It was not only with students that Lefébure was severe and demanding, but he behaved in the same way towards his own sons. He prepared his son Michel-Eugene for the entrance examinations of the École Polytechnique. Michel-Eugene wrote [1]:-
Twice a week, my father brought us together, one of my friends and I, in front of his old blackboard. I dreaded like fire these sessions, sometimes stormy bringing me to tears. If fear is the beginning of wisdom, perhaps that was how I entered the École Polytechnique at the first examination [in 1829].
In May 1843 Lacroix died and, in July of the same year, Lefébure succeeded him in the chair of differential and integral calculus at the Faculty of Science in Paris. He gave up his role of admissions examiner at the École Polytechnique at this time. However, he did not distinguish himself as a higher education lecturer. A report by an Inspector from the Paris Academy of Sciences, written in 1860, states that:-
... his teaching is of a low standard, and has no originality. The Professor simply repeats what he has learned previously. [Lefébure, who] acquired a good reputation in secondary education, is far from successful, however, in higher education.

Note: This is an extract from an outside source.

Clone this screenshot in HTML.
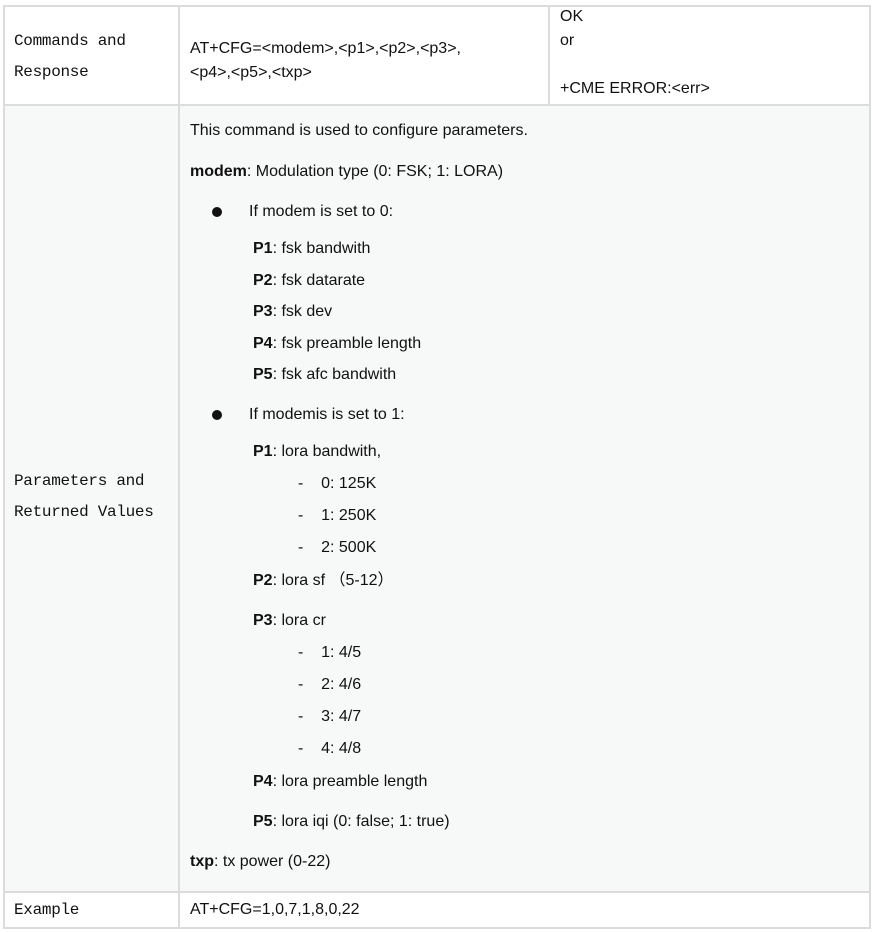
<!DOCTYPE html>
<html><head><meta charset="utf-8"><style>
body{margin:0;width:875px;height:933px;background:#fff;position:relative;font-family:"Liberation Sans",Arial,sans-serif;color:#111;overflow:hidden}
.b{position:absolute;background:#dcdcdc}
.t{position:absolute;font-size:16px;line-height:20px;white-space:nowrap}
.m{position:absolute;font-family:"Liberation Mono",monospace;font-size:16px;line-height:20px;white-space:nowrap;letter-spacing:-0.3px}
.d{position:absolute;width:10px;height:10px;border-radius:50%;background:#111}
b{font-weight:bold}
</style></head><body>
<div style="position:absolute;left:4px;top:105px;width:866px;height:786px;background:#f7f8f8"></div>
<div class="b" style="left:3px;top:5px;width:868px;height:2px"></div>
<div class="b" style="left:3px;top:104px;width:868px;height:2px"></div>
<div class="b" style="left:3px;top:891px;width:868px;height:2px"></div>
<div class="b" style="left:3px;top:927px;width:868px;height:2px"></div>
<div class="b" style="left:3px;top:5px;width:2px;height:924px"></div>
<div class="b" style="left:869px;top:5px;width:2px;height:924px"></div>
<div class="b" style="left:178px;top:5px;width:2px;height:924px"></div>
<div class="b" style="left:548px;top:5px;width:2px;height:100px"></div>

<div class="m" style="left:14px;top:31px">Commands and</div>
<div class="m" style="left:14px;top:62px">Response</div>
<div class="t" style="left:190px;top:39px">AT+CFG=&lt;modem&gt;,&lt;p1&gt;,&lt;p2&gt;,&lt;p3&gt;,</div>
<div class="t" style="left:190px;top:63px">&lt;p4&gt;,&lt;p5&gt;,&lt;txp&gt;</div>
<div class="t" style="left:560px;top:7px">OK</div>
<div class="t" style="left:560px;top:31px">or</div>
<div class="t" style="left:560px;top:79px">+CME ERROR:&lt;err&gt;</div>

<div class="m" style="left:14px;top:471px">Parameters and</div>
<div class="m" style="left:14px;top:502px">Returned Values</div>

<div class="t" style="left:190px;top:121px">This command is used to configure parameters.</div>
<div class="t" style="left:190px;top:162px"><b>modem</b>: Modulation type (0: FSK; 1: LORA)</div>
<div class="d" style="left:212px;top:207px"></div>
<div class="t" style="left:249px;top:202px">If modem is set to 0:</div>
<div class="t" style="left:253px;top:239px"><b>P1</b>: fsk bandwith</div>
<div class="t" style="left:253px;top:271px"><b>P2</b>: fsk datarate</div>
<div class="t" style="left:253px;top:302px"><b>P3</b>: fsk dev</div>
<div class="t" style="left:253px;top:334px"><b>P4</b>: fsk preamble length</div>
<div class="t" style="left:253px;top:365px"><b>P5</b>: fsk afc bandwith</div>
<div class="d" style="left:212px;top:410px"></div>
<div class="t" style="left:249px;top:405px">If modemis is set to 1:</div>
<div class="t" style="left:253px;top:442px"><b>P1</b>: lora bandwith,</div>
<div class="t" style="left:298px;top:474px">-&nbsp;&nbsp;&nbsp;&nbsp;0: 125K</div>
<div class="t" style="left:298px;top:506px">-&nbsp;&nbsp;&nbsp;&nbsp;1: 250K</div>
<div class="t" style="left:298px;top:538px">-&nbsp;&nbsp;&nbsp;&nbsp;2: 500K</div>
<div class="t" style="left:253px;top:571px"><b>P2</b>: lora sf （5-12）</div>
<div class="t" style="left:253px;top:611px"><b>P3</b>: lora cr</div>
<div class="t" style="left:298px;top:643px">-&nbsp;&nbsp;&nbsp;&nbsp;1: 4/5</div>
<div class="t" style="left:298px;top:675px">-&nbsp;&nbsp;&nbsp;&nbsp;2: 4/6</div>
<div class="t" style="left:298px;top:707px">-&nbsp;&nbsp;&nbsp;&nbsp;3: 4/7</div>
<div class="t" style="left:298px;top:739px">-&nbsp;&nbsp;&nbsp;&nbsp;4: 4/8</div>
<div class="t" style="left:253px;top:772px"><b>P4</b>: lora preamble length</div>
<div class="t" style="left:253px;top:812px"><b>P5</b>: lora iqi (0: false; 1: true)</div>
<div class="t" style="left:190px;top:852px"><b>txp</b>: tx power (0-22)</div>

<div class="m" style="left:14px;top:900px">Example</div>
<div class="t" style="left:190px;top:900px">AT+CFG=1,0,7,1,8,0,22</div>
</body></html>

It was around this time that his health began to fail and Lefébure retired from the Faculty of Science in September 1863. His wife died in December of the following year after a painful illness throughout which, his son wrote, Lefébure suffered in silence. He died on 12 March 1869 and his funeral was held three days later at the Church of Saint-Sulphice. At the Montparnasse Cemetery an address was given by Joseph Serret.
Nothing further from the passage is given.